Brain fingerprinting involves measuring the MERMER paradigm EEG response during interrogation and although it has been used in some criminal cases in the US (without much success; Jimmy Ray Slaughter's capital execution appeal based on brain fingerprinting was denied), it has been soundly criticized.

"Note the repeated use of the adverb 'scientifically' -- a mannerism much in evidence among marketing copywriters, and charlatans," was one reaction to Dr. Farwell's claims. Methodology was another issue.

Brain fingerprinting was developed with the FBI and made its way to India's justice system for a terrorism trial. The fact it's now being used in sexual assault cases is alarming considering that the developer's own web site warns:

In what kinds of cases does Brain Fingerprinting testing not apply?

There are several types of cases where this technology does not apply. For example, in a disappearance, all the authorities may know is that someone disappeared. They may not know if any crime has been committed. Another situation where Brain Fingerprinting testing is not applicable is when everyone agrees on what happened, but there is disagreement as to the intent of the parties. For example, in a sexual assault case the alleged victim and the alleged perpetrator may agree exactly on what happened, but disagree on whether or not it was consensual.


The Forensic Science Laboratories in Mumbai have apparently not visited the web site (or their in-box to write me back). Perhaps their system came from another supplier; you can even build your own from open source. However, India signed a contract with Brain Fingerprinting in 2004. [This was alleged by a few web sites, not good sources, and the manufacturer denies sales in India, and informs me that a competitor in India is the source.] I wonder if they know the name was changed to brain mapping? At least in popular usage in India.

PBS produced a special on brain fingerprinting; (take a test and watch a video clip). But nobody seems to be looking at its use in India since the US introduced the technology. It's being misused, applied to the wrong cases, even though the source of the technology publicly warns against its use in sexual assault trials.
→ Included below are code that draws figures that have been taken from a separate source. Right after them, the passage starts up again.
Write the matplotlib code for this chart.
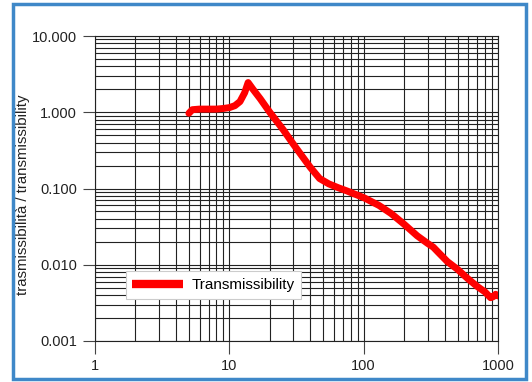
import matplotlib
matplotlib.use('Agg')
import matplotlib.pyplot as plt
from matplotlib.patches import Rectangle
from matplotlib.ticker import LogLocator, FixedLocator, NullFormatter

plt.rcParams['font.family'] = ['Liberation Sans', 'DejaVu Sans']

# Dati
freq = [5, 5.3, 6, 7, 8, 9, 10, 11, 12, 13, 13.8, 15, 17, 20, 25, 30, 40,
        47, 55, 65, 75, 85, 100, 130, 160, 200, 250, 300, 330, 360, 420,
        500, 600, 700, 800, 880, 920, 960, 1000]
trans = [0.97, 1.08, 1.1, 1.1, 1.1, 1.12, 1.15, 1.22, 1.38, 1.8, 2.45, 2.0,
         1.5, 1.0, 0.6, 0.38, 0.19, 0.135, 0.115, 0.102, 0.093, 0.085,
         0.076, 0.06, 0.047, 0.034, 0.024, 0.019, 0.017, 0.0145, 0.011,
         0.0087, 0.0065, 0.0052, 0.0044, 0.0037, 0.0038, 0.0041, 0.0039]
xticks = [1, 10, 100, 1000]
yticks = [0.001, 0.01, 0.1, 1, 10]
ylabels = ['0.001', '0.010', '0.100', '1.000', '10.000']

fig = plt.figure(figsize=(5.32, 3.82), dpi=100)
ax = fig.add_axes([95 / 532, 1 - 341 / 382, 403 / 532, 305 / 382])

ax.plot(freq, trans, color='#ff0000', linewidth=5, solid_capstyle='round',
        solid_joinstyle='round', label='Transmissibility', zorder=3)

ax.set_xscale('log')
ax.set_yscale('log')
ax.set_xlim(1, 1000)
ax.set_ylim(0.001, 10)

ax.xaxis.set_major_locator(FixedLocator(xticks))
ax.set_xticklabels([str(v) for v in xticks])
ax.yaxis.set_major_locator(FixedLocator(yticks))
ax.set_yticklabels(ylabels)
ax.xaxis.set_minor_locator(LogLocator(base=10, subs=range(2, 10)))
ax.yaxis.set_minor_locator(LogLocator(base=10, subs=range(2, 10)))
ax.xaxis.set_minor_formatter(NullFormatter())
ax.yaxis.set_minor_formatter(NullFormatter())

ax.grid(True, which='both', color='#222222', linewidth=0.8)
ax.tick_params(which='major', length=9, width=0.8, color='#444444',
               labelsize=10.5, labelcolor='#222222', pad=4)
ax.tick_params(which='minor', length=0)
for s in ax.spines.values():
    s.set_color('#222222')
    s.set_linewidth(0.8)

ax.set_ylabel('trasmissibilità / transmissibility', fontsize=10.8,
              color='#222222')
ax.yaxis.set_label_coords(-0.161, 0.48)

leg = ax.legend(loc='lower left', bbox_to_anchor=(0.057, 0.112),
                fontsize=11, fancybox=False, framealpha=1,
                edgecolor='#cccccc', handlelength=3.3, handletextpad=0.55,
                borderpad=0.45)
leg.get_frame().set_linewidth(0.8)
h = leg.legend_handles[0]
h.set_linewidth(6)
h.set_solid_capstyle('butt')

# cornice blu attorno alla figura
fig.patches.append(Rectangle((13 / 532, 3 / 382), 513 / 532, 375 / 382,
                             transform=fig.transFigure, fill=False,
                             edgecolor='#3f88c8', linewidth=2.5))

fig.savefig('out.png', dpi=100)
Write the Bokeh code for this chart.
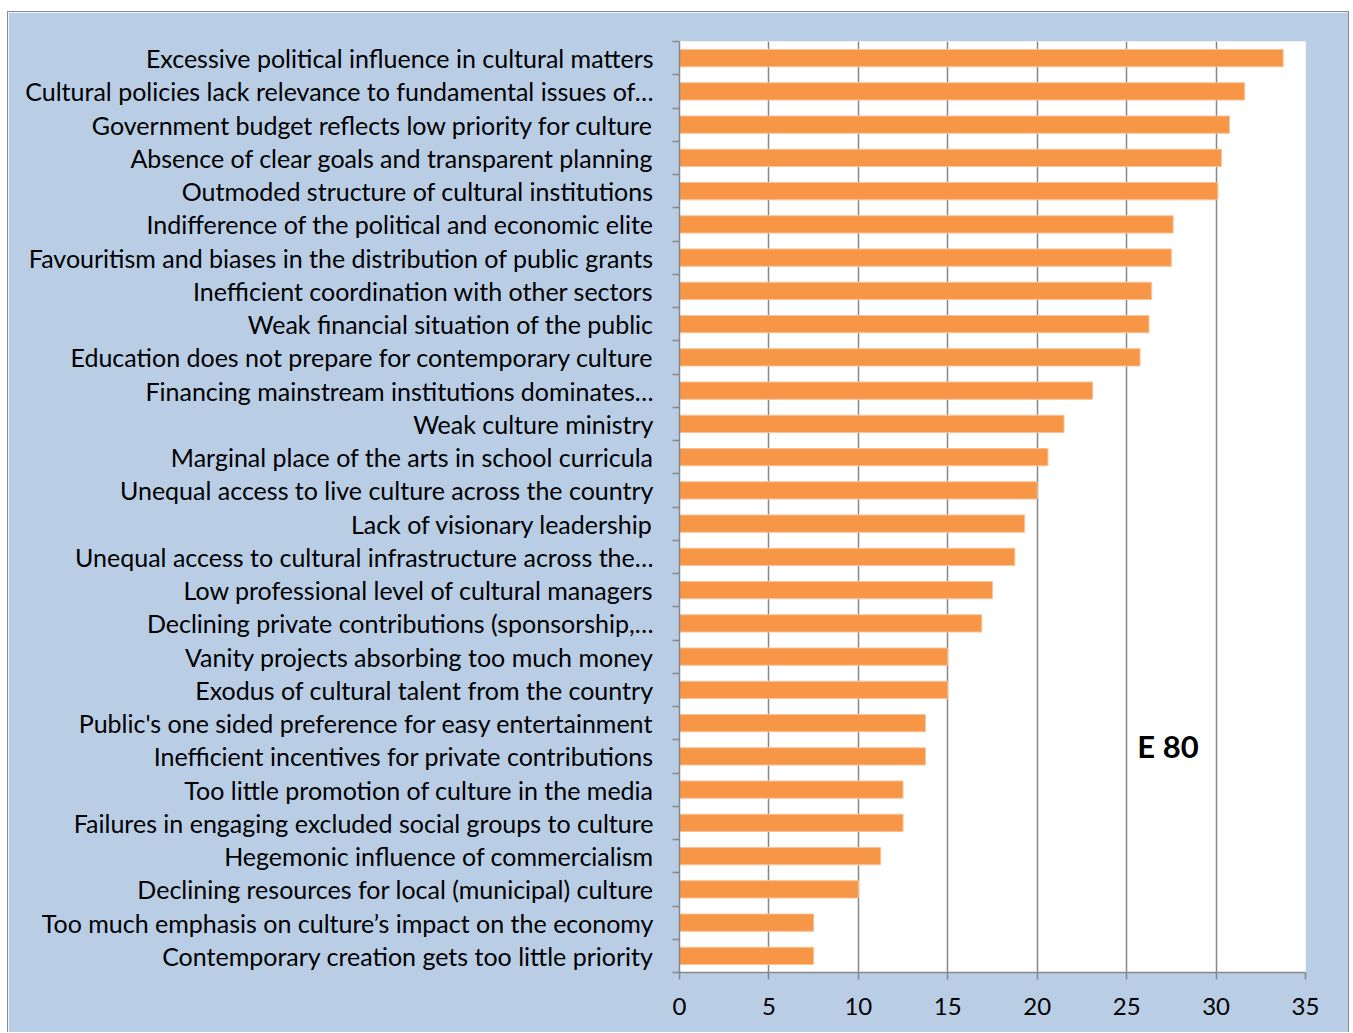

Even in appropriate cases: "The technique, however, can't be used on the mentally ill, heavy alcoholics and 'might fail on a habitual criminal.'"

That sure rules out a lot of cases, doesn't it?
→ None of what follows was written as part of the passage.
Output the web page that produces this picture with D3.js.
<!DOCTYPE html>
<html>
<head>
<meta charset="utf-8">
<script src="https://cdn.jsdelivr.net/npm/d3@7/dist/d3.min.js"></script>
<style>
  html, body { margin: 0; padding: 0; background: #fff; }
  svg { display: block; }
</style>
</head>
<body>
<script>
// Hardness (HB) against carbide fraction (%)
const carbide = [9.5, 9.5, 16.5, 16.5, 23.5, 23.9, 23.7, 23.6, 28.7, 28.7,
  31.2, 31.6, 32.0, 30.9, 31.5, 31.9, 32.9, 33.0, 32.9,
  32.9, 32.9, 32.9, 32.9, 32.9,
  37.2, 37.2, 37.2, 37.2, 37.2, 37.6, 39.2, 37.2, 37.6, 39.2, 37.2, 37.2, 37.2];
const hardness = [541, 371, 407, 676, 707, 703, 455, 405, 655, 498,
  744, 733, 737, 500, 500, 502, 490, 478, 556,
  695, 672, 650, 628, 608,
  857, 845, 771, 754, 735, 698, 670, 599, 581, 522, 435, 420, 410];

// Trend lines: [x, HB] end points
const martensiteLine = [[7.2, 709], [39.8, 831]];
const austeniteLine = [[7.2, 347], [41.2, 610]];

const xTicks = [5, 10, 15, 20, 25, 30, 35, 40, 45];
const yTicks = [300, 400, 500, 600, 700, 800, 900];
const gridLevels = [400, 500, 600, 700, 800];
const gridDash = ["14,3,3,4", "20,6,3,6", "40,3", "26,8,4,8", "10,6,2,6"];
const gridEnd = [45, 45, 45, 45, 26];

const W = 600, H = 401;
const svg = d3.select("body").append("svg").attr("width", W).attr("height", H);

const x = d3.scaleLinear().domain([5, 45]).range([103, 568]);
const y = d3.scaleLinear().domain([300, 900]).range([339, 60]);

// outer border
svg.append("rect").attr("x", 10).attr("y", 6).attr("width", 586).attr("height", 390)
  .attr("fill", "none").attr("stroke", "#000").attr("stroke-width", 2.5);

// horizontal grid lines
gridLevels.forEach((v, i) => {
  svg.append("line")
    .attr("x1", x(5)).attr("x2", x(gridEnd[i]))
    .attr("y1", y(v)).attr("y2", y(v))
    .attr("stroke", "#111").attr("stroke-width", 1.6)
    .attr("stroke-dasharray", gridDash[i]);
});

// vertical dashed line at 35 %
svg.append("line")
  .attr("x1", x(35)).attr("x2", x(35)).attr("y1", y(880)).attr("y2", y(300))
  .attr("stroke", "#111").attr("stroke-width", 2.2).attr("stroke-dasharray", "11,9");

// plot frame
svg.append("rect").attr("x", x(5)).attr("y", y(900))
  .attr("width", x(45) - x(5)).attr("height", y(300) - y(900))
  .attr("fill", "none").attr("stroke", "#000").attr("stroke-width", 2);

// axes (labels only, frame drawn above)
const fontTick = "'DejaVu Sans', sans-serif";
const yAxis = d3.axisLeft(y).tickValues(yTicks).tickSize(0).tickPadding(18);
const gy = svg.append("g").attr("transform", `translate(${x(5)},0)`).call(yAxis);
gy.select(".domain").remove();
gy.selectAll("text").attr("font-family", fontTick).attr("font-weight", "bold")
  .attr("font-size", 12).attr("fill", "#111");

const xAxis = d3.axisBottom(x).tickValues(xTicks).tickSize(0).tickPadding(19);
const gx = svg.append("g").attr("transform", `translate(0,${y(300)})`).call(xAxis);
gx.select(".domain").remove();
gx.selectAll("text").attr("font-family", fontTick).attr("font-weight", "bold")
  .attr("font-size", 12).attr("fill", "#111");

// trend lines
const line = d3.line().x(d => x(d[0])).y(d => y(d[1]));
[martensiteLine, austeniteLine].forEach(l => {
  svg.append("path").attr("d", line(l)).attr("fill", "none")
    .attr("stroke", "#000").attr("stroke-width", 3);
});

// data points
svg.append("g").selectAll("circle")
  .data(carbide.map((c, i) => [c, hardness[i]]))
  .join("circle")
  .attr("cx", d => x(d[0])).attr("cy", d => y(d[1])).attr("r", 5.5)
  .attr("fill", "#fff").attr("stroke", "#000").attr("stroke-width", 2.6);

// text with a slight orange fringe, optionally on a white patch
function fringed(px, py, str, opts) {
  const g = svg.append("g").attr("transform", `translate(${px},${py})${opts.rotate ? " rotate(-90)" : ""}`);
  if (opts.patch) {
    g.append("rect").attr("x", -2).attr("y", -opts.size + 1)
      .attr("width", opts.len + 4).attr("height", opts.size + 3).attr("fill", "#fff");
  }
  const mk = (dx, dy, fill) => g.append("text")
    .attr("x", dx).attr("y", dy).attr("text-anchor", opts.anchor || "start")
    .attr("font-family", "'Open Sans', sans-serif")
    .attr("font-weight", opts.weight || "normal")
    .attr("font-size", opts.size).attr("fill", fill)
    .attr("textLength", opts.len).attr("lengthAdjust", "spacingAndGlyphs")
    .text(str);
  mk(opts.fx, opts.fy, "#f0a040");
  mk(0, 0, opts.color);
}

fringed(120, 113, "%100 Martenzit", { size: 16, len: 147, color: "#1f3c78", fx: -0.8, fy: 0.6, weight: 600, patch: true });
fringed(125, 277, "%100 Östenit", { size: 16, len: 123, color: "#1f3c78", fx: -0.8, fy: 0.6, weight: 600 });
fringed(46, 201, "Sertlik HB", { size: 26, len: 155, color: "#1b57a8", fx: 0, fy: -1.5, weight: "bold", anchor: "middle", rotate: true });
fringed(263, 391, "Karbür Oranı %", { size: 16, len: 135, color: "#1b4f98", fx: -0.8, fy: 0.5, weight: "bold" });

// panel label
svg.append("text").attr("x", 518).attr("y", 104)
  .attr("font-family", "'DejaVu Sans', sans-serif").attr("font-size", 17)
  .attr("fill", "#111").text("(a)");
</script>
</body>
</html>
And here in Psychophysiology: "...tests of deception detection based on P300 amplitude as a recognition index may be readily defeated with simple countermeasures that can be easily learned."

Lots more disputes, academic discussion on Farwell's article Using brain MERMER testing to detect knowledge despite efforts to conceal in the Journal of Forensic Sciences, listed here. Also, an article from the BBC on its use in the legal system in the UK. All very negative.
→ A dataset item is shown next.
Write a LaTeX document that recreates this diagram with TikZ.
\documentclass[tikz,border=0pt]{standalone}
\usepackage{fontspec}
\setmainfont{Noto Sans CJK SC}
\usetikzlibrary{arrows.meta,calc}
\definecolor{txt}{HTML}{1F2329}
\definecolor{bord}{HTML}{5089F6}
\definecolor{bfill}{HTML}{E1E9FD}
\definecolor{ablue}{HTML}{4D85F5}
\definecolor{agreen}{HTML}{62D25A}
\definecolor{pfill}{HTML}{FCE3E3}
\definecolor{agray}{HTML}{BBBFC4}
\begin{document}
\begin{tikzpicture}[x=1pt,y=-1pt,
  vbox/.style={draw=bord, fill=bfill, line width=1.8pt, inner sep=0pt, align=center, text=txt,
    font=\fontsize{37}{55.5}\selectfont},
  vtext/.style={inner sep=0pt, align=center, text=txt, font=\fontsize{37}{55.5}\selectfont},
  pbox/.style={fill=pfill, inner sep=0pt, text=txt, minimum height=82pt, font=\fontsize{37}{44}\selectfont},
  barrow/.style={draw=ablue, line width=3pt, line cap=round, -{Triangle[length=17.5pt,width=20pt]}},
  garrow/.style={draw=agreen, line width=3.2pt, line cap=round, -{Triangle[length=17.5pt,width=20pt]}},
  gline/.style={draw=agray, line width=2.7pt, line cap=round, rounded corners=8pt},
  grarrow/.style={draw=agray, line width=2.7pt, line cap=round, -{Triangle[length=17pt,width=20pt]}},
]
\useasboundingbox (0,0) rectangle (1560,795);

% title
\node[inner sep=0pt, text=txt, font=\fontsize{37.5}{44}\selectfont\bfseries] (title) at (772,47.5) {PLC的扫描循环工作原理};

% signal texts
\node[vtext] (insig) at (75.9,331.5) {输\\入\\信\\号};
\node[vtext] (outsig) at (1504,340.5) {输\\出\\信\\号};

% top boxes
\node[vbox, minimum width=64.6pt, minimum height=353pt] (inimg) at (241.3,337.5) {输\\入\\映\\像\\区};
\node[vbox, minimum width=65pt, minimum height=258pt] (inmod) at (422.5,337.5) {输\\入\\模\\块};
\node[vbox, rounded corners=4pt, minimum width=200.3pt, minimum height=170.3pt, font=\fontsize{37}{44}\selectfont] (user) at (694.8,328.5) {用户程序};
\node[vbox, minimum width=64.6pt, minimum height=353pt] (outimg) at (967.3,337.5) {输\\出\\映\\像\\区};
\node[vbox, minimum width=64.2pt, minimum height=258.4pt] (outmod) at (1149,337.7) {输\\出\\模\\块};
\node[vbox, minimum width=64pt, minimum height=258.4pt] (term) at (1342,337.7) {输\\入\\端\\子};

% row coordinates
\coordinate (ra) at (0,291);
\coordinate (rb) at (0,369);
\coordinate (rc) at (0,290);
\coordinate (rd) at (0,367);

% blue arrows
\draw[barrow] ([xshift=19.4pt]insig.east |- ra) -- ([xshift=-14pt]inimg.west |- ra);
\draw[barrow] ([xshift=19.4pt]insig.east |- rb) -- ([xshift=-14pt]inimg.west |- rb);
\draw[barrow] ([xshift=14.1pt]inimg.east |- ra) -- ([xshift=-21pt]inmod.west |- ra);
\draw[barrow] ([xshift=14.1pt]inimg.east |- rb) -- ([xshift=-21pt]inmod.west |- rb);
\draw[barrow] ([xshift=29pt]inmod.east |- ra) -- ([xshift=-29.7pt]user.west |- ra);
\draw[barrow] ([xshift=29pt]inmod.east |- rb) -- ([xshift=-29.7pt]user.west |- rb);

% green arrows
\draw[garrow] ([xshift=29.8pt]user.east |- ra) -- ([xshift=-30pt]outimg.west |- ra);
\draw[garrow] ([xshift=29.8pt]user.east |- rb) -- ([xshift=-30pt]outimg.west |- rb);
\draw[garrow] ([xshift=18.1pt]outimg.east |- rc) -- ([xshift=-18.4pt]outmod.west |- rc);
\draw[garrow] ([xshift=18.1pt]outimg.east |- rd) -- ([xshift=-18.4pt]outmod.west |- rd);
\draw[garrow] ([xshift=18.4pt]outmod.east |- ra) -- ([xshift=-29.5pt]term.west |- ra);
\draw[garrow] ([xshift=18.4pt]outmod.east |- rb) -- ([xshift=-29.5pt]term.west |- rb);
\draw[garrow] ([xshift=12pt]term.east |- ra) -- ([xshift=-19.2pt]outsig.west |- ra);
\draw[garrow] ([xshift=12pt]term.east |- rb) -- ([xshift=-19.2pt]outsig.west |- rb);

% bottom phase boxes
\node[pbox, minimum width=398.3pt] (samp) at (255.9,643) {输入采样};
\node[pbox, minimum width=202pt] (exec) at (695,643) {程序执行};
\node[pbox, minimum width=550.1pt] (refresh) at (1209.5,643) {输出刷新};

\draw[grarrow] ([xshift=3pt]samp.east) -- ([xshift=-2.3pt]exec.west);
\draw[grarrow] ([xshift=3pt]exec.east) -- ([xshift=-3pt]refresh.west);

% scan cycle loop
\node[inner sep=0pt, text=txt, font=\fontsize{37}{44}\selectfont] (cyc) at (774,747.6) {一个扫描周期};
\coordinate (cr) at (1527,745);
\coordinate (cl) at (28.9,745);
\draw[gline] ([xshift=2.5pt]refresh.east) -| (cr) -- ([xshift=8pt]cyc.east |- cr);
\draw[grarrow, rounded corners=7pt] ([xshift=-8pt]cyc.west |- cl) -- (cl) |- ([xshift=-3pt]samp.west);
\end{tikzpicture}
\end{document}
Then why is India using it? (And why is someone soliciting for donations to train 5000 brain fingerprinting technicians in Colorado?) There's also a procedure using sodium pentathol in interrogations, as mentioned in Deception Blog. Both of these techniques were developed - and debunked - in the US.

Clearly India's methods of investigation need as much re-examination as their rape laws. Are they benefitting from modernizations, or have they been deceived?

2 Comments:

Blogger Eve said...

I may just be a humble undergrad, but the second I read about this (and the sodium pentathol) my crazy meter started blinking really fast.

4/4/06 05:22  
Anonymous Anonymous said...

another awesome investigative post - wow.

i was glad to read that someone has actually tested whether or not you can fake p300. It seems to me that a quick neurofeedback session (supplied by your defense lawyer?) could be all you need to fake a "brain fingerprinting" test.